Okay, so the materials would all have to match the Jein to potentially fool experts--fiberglass body shells, brass handle with wooden craft sticks, etc. That rules out literally taking a Wand Company or Art Asylum phaser and reworking it, since those have molded plastic bodies. And, as you noted, there are certain tells that TWC phaser has, despite being laser-scanned from the Jein. They cleaned the scan up to idealize it, and presumably added those anti-counterfeit tells, as licensees often do with replicas.
The Art Asylum phasers are based on the HMS/convention/Trials & Tribble-ations phasers, which have certain inaccurate tells of their own (P2 sight window, the curved side ribs on the AA version, etc.). The HMS kits sold through Roddenberry.com were resin, and a bit more accurate than the AA modification of that design.
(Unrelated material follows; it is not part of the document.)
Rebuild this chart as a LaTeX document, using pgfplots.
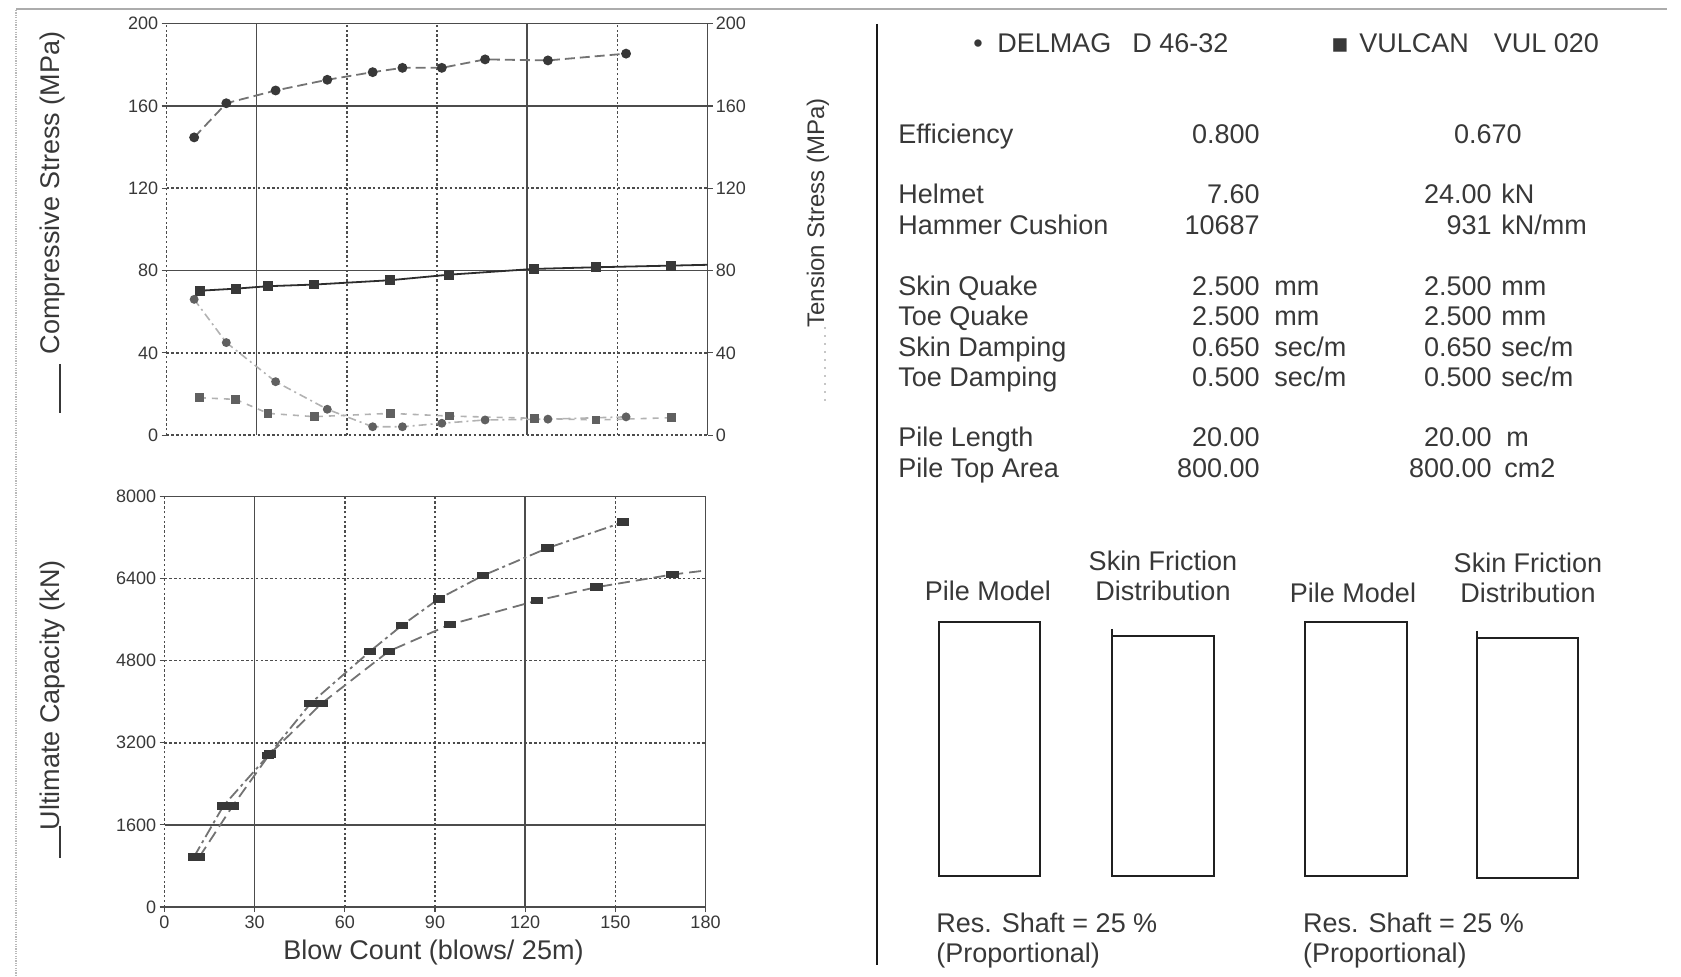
\documentclass[border=0pt]{standalone}
\usepackage{pgfplots}
\pgfplotsset{compat=1.18}
\usepackage{fontspec}
\setmainfont{Liberation Sans}
\newfontfamily\symfont{DejaVu Sans}
\definecolor{gridc}{gray}{0.30}
\definecolor{linec}{gray}{0.45}
\definecolor{markc}{gray}{0.22}
\definecolor{textc}{gray}{0.22}
\newcommand\lab{\fontsize{13.5}{16}\selectfont}
\newcommand\tk{\fontsize{9}{10}\selectfont}

\pgfplotstableread{
x y
9.2 144.7
19.9 161.3
36.3 167.5
53.5 172.7
68.6 176.4
78.5 178.5
91.6 178.5
106 182.6
126.9 182.1
152.9 185.4
}\compdel
\pgfplotstableread{
x y
11.1 70.2
23 71.2
33.8 72.4
49.2 73.2
74.4 75.3
94.1 78.0
122.4 80.8
142.9 81.6
167.9 82.4
180 82.8
}\compvul
\pgfplotstableread{
x y
9.2 66
19.9 45
36.3 26
53.5 12.6
68.6 4.1
78.5 4.1
91.6 5.8
106 7.4
126.9 7.8
152.9 8.9
}\tensdel
\pgfplotstableread{
x y
11.1 18.2
23 17.4
33.8 10.6
49.2 9.0
74.4 10.6
94.1 9.3
122.4 8.2
142.9 7.4
167.9 8.5
}\tensvul
\pgfplotstableread{
x y
9.8 976
19.6 1971
34.4 2946
48.6 3967
68.4 4982
78.9 5483
91.2 6003
106 6459
127.4 6992
152.6 7498
}\capdel
\pgfplotstableread{
x y
11.6 976
22.7 1971
35 2979
52.3 3967
74.6 4982
94.9 5502
124 5971
143.7 6231
169 6478
180 6556
}\capvul

\tikzset{
  sg/.style={draw=gridc, line width=0.8pt},
  dg/.style={draw=gridc, line width=0.8pt, dash pattern=on 1.2pt off 1.2pt},
}
\pgfplotsset{
  base/.style={scale only axis, width=270.5pt, clip=false,
    xmin=0, xmax=180, axis line style={draw=none},
    tick align=outside, major tick length=2.5pt,
    tick style={draw=gridc, line width=0.6pt},
    every tick label/.append style={font=\tk, text=textc},
    yticklabel style={inner sep=1.5pt},
    /pgf/number format/assume math mode=true,
    /pgf/number format/1000 sep={}},
  cdel/.style={draw=linec, line width=0.9pt, dash pattern=on 5pt off 2.5pt,
    mark=*, mark size=2pt, mark options={solid, fill=markc, draw=markc}},
  cvul/.style={draw=gray!35!black, line width=0.9pt,
    mark=square*, mark size=2pt, mark options={solid, fill=markc, draw=markc}},
  tdel/.style={draw=gray!60, line width=0.8pt, dash pattern=on 4pt off 2pt on 1pt off 2pt,
    mark=*, mark size=1.8pt, mark options={solid, fill=markc!80, draw=markc!80}},
  tvul/.style={draw=gray!60, line width=0.8pt, dash pattern=on 3pt off 3pt,
    mark=square*, mark size=1.8pt, mark options={solid, fill=markc!80, draw=markc!80}},
  kdel/.style={draw=linec, line width=0.9pt, dash pattern=on 6pt off 2pt on 1.5pt off 2pt,
    mark=square*, mark size=2pt, mark options={solid, fill=markc, draw=markc, yscale=0.7, xscale=1.3}},
  kvul/.style={draw=linec, line width=0.9pt, dash pattern=on 6pt off 3pt,
    mark=square*, mark size=2pt, mark options={solid, fill=markc, draw=markc, yscale=0.7, xscale=1.3}},
}

\begin{document}
\begin{tikzpicture}
\useasboundingbox (0,0) rectangle (840.5pt,-488.5pt);
% frame
\draw[gray!65, line width=1pt] (8pt,-4.3pt) -- (833.5pt,-4.3pt);
\draw[gray!55, line width=0.8pt, dash pattern=on 0.6pt off 0.6pt] (8pt,-5pt) -- (8pt,-487.5pt);
\draw[gray!20!black, line width=0.7pt] (438.5pt,-12pt) -- (438.5pt,-482.5pt);

% ---------- top: stresses ----------
\begin{axis}[base, at={(83.25pt,-217.6pt)}, anchor=south west, height=205.8pt,
  ymin=0, ymax=200, xtick=\empty, ytick={0,40,80,120,160,200}, ytick pos=left]
  \draw[sg] (axis cs:0,200) -- (axis cs:180,200);
  \draw[sg] (axis cs:0,160) -- (axis cs:180,160);
  \draw[sg] (axis cs:0,80) -- (axis cs:180,80);
  \draw[dg] (axis cs:0,120) -- (axis cs:180,120);
  \draw[dg] (axis cs:0,40) -- (axis cs:180,40);
  \draw[dg] (axis cs:0,0) -- (axis cs:180,0);
  \draw[dg] (axis cs:0,0) -- (axis cs:0,200);
  \draw[sg] (axis cs:30,0) -- (axis cs:30,200);
  \draw[dg] (axis cs:60,0) -- (axis cs:60,200);
  \draw[dg] (axis cs:90,0) -- (axis cs:90,200);
  \draw[sg] (axis cs:120,0) -- (axis cs:120,200);
  \draw[dg] (axis cs:150,0) -- (axis cs:150,200);
  \draw[sg] (axis cs:180,0) -- (axis cs:180,200);
  \addplot[cdel] table[x=x,y=y] {\compdel};
  \addplot[cvul, mark indices={1,2,3,4,5,6,7,8,9}] table[x=x,y=y] {\compvul};
\end{axis}
\begin{axis}[base, at={(83.25pt,-217.6pt)}, anchor=south west, height=205.8pt,
  ymin=0, ymax=200, xtick=\empty, ytick={0,40,80,120,160,200},
  ytick pos=right, yticklabel pos=right]
  \addplot[tdel] table[x=x,y=y] {\tensdel};
  \addplot[tvul] table[x=x,y=y] {\tensvul};
\end{axis}

% ---------- bottom: capacity ----------
\begin{axis}[base, at={(82.25pt,-453.5pt)}, anchor=south west, height=205.3pt,
  ymin=0, ymax=8000, xtick={0,30,60,90,120,150,180}, xtick pos=bottom,
  ytick={0,1600,3200,4800,6400,8000}, ytick pos=left,
  xticklabel style={inner sep=2pt}]
  \draw[sg] (axis cs:0,8000) -- (axis cs:180,8000);
  \draw[dg] (axis cs:0,6400) -- (axis cs:180,6400);
  \draw[dg] (axis cs:0,4800) -- (axis cs:180,4800);
  \draw[dg] (axis cs:0,3200) -- (axis cs:180,3200);
  \draw[sg] (axis cs:0,1600) -- (axis cs:180,1600);
  \draw[sg] (axis cs:0,0) -- (axis cs:180,0);
  \draw[dg] (axis cs:0,0) -- (axis cs:0,8000);
  \draw[sg] (axis cs:30,0) -- (axis cs:30,8000);
  \draw[dg] (axis cs:60,0) -- (axis cs:60,8000);
  \draw[dg] (axis cs:90,0) -- (axis cs:90,8000);
  \draw[sg] (axis cs:120,0) -- (axis cs:120,8000);
  \draw[dg] (axis cs:150,0) -- (axis cs:150,8000);
  \draw[sg] (axis cs:180,0) -- (axis cs:180,8000);
  \addplot[kdel] table[x=x,y=y] {\capdel};
  \addplot[kvul, mark indices={1,2,3,4,5,6,7,8,9}] table[x=x,y=y] {\capvul};
\end{axis}

% axis titles
\begin{scope}[every node/.style={font=\lab, inner sep=0, text=textc}]
\node[rotate=90, anchor=base] at (29.5pt,-96.5pt) {Compressive Stress (MPa)};
\draw[textc, line width=0.6pt] (30pt,-182pt) -- (30pt,-206.5pt);
\node[rotate=90, anchor=base] at (29.5pt,-347.6pt) {Ultimate Capacity (kN)};
\draw[textc, line width=0.6pt] (30pt,-412.8pt) -- (30pt,-428.8pt);
\node[rotate=90, anchor=base, font=\fontsize{12}{14}\selectfont] at (412pt,-106.5pt) {Tension Stress (MPa)};
\draw[gray!45, line width=1pt, dash pattern=on 1pt off 3pt] (412.5pt,-163.5pt) -- (412.5pt,-202.5pt);
\node[anchor=base] at (216.75pt,-479.5pt) {Blow Count (blows/ 25m)};

% legend
\node[anchor=base] at (489pt,-26.3pt) {•};
\node[anchor=base west] at (498.5pt,-26.3pt) {DELMAG};
\node[anchor=base west] at (566pt,-26.3pt) {D 46-32};
\node[anchor=base, font={\symfont\fontsize{13.5}{16}\selectfont}] at (670pt,-26.3pt) {▪};
\node[anchor=base west] at (679.5pt,-26.3pt) {VULCAN};
\node[anchor=base west] at (746.7pt,-26.3pt) {VUL 020};

% table
\node[anchor=base west] at (449pt,-72pt) {Efficiency};
\node[anchor=base east] at (630pt,-72pt) {0.800};
\node[anchor=base east] at (761pt,-72pt) {0.670};
\node[anchor=base west] at (449pt,-102pt) {Helmet};
\node[anchor=base east] at (630pt,-102pt) {7.60};
\node[anchor=base east] at (746pt,-102pt) {24.00};
\node[anchor=base west] at (750.5pt,-102pt) {kN};
\node[anchor=base west] at (449pt,-117.5pt) {Hammer Cushion};
\node[anchor=base east] at (630pt,-117.5pt) {10687};
\node[anchor=base east] at (746pt,-117.5pt) {931};
\node[anchor=base west] at (750.5pt,-117.5pt) {kN/mm};
\node[anchor=base west] at (449pt,-148pt) {Skin Quake};
\node[anchor=base east] at (630pt,-148pt) {2.500};
\node[anchor=base west] at (637pt,-148pt) {mm};
\node[anchor=base east] at (746pt,-148pt) {2.500};
\node[anchor=base west] at (750.5pt,-148pt) {mm};
\node[anchor=base west] at (449pt,-163pt) {Toe Quake};
\node[anchor=base east] at (630pt,-163pt) {2.500};
\node[anchor=base west] at (637pt,-163pt) {mm};
\node[anchor=base east] at (746pt,-163pt) {2.500};
\node[anchor=base west] at (750.5pt,-163pt) {mm};
\node[anchor=base west] at (449pt,-178.5pt) {Skin Damping};
\node[anchor=base east] at (630pt,-178.5pt) {0.650};
\node[anchor=base west] at (637pt,-178.5pt) {sec/m};
\node[anchor=base east] at (746pt,-178.5pt) {0.650};
\node[anchor=base west] at (750.5pt,-178.5pt) {sec/m};
\node[anchor=base west] at (449pt,-193.5pt) {Toe Damping};
\node[anchor=base east] at (630pt,-193.5pt) {0.500};
\node[anchor=base west] at (637pt,-193.5pt) {sec/m};
\node[anchor=base east] at (746pt,-193.5pt) {0.500};
\node[anchor=base west] at (750.5pt,-193.5pt) {sec/m};
\node[anchor=base west] at (449pt,-223.5pt) {Pile Length};
\node[anchor=base east] at (630pt,-223.5pt) {20.00};
\node[anchor=base east] at (746pt,-223.5pt) {20.00};
\node[anchor=base west] at (753pt,-223.5pt) {m};
\node[anchor=base west] at (449pt,-239pt) {Pile Top Area};
\node[anchor=base east] at (630pt,-239pt) {800.00};
\node[anchor=base east] at (746pt,-239pt) {800.00};
\node[anchor=base west] at (752pt,-239pt) {cm2};
% pile models
\node[anchor=base] at (494pt,-300.5pt) {Pile Model};
\node[anchor=base] at (581.5pt,-285.5pt) {Skin Friction};
\node[anchor=base] at (581.5pt,-300.5pt) {Distribution};
\node[anchor=base] at (676.5pt,-301.5pt) {Pile Model};
\node[anchor=base] at (764pt,-286.5pt) {Skin Friction};
\node[anchor=base] at (764pt,-301.5pt) {Distribution};
\node[anchor=base west] at (468pt,-466pt) {Res. Shaft = 25 \%};
\node[anchor=base west] at (468pt,-481pt) {(Proportional)};
\node[anchor=base west] at (651.3pt,-466pt) {Res. Shaft = 25 \%};
\node[anchor=base west] at (651.3pt,-481pt) {(Proportional)};
\end{scope}
\begin{scope}[draw=gray!25!black, line width=0.7pt]
\draw (469.5pt,-311pt) rectangle (520pt,-438pt);
\draw (556pt,-314.5pt) -- (556pt,-438pt) -- (607pt,-438pt) -- (607pt,-318pt) -- (556pt,-318pt);
\draw (652.5pt,-311pt) rectangle (703.5pt,-438pt);
\draw (738.5pt,-315.5pt) -- (738.5pt,-439pt) -- (789pt,-439pt) -- (789pt,-319pt) -- (738.5pt,-319pt);
\end{scope}
\end{tikzpicture}
\end{document}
If I were building a forgery, It would probably be easier to 3D-model and print a master (or do it the old-fashioned way, with wood or plaster) to mold and cast fiberglass shells from, rather than trying to pull molds directly from a TWC or AA phaser. As noted, extensive photos and measuremenys of the Jein hero are out there to use as a reference.
I also wonder if a little digging online for 3D phaser models might turn up one which matches the specific shapes of the auction prop. As in, someone dug around Thingiverse or wherever, printed a model, then pulled molds from it.
Again, I'm not outright saying the prop is a forgery, but extraordinary claims require extraordinary proof, and so every alternate theory other than "it's real because the experts say so" needs to be exhausted, because we're not getting anything else to work with, here.